Living near traffic linked to increased cancer risk in children

A new study found that living near heavy traffic was associated with an increased risk of certain types of rare childhood cancers in California.
(Richard Hartog / Los Angeles Times)

Researchers have already uncovered worrying signs that exposure to traffic – and the vehicle emissions that come with it – can increase a child’s risk of developing asthma and autism. Now comes evidence that it may make children more susceptible to certain kinds of cancers.

Researchers used the California Department of Transportation’s computer model of traffic-related air pollution to estimate pollution exposure in communities across the state. They also used the California Cancer Registry to identify 3,590 children born between 1998 and 2007 who were diagnosed with some type of cancer. Then they compared the two to look for links between traffic and cancer incidence.

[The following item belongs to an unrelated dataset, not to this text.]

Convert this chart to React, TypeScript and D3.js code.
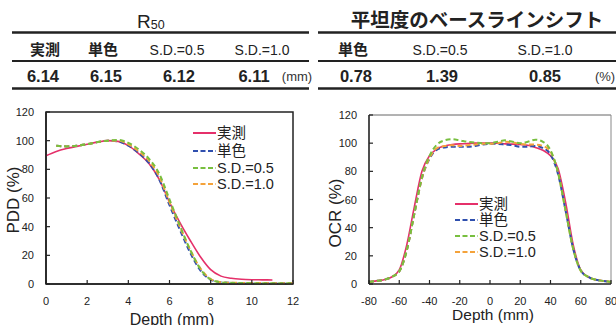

The researchers – from UCLA, USC and UC Irvine – ranked places in the state according to their degree of pollution resulting from traffic and sorted them into four groups, from the least exposure to the most. They discovered that the more pollution in a place, the higher the incidence of certain kinds of childhood cancers. These included acute lymphoblastic leukemia, a type of blood cancer in which the bone marrow overproduces a type of immature white blood cell called a lymphocyte; tumors in the ovaries, testicles and other reproductive organs; and retinoblastoma, an eye cancer that affects the retina and usually develops in children before they turn 5 years old.


In general, these cancers are rare and the increases in risk associated with traffic exposure were relatively small. For example, during the second trimester of pregnancy, moving from one group of pollution exposure to the next-higher group was associated with a 4% increased risk of acute lymphoblastic leukemia, a 17% increased risk of tumors in the reproductive organs (also known as germ cell tumors) and a 14% increased risk of retinoblastoma. (For cases involving both eyes, the risk increased by 19%.)

There were also signs that more exposure to traffic was associated with more cases of non-Hodgkin’s lymphoma (another blood cancer) and ependymoma (a cancer of tissues in the brain and spinal cord), but those links could have been due to chance, the researchers reported.

Overall, the team found that any increases in cancer risk were the same during all three trimesters of pregnancy as well as for the first year of a child’s life. Put another way, there was no period in early development when children were particularly susceptible to the harmful effects of traffic-related pollution.

Team members also emphasized that their results were preliminary and that more studies were needed to nail down any link between traffic exposure and childhood cancers.

The results were presented Tuesday at the annual meeting of the American Assn. for Cancer Research in Washington.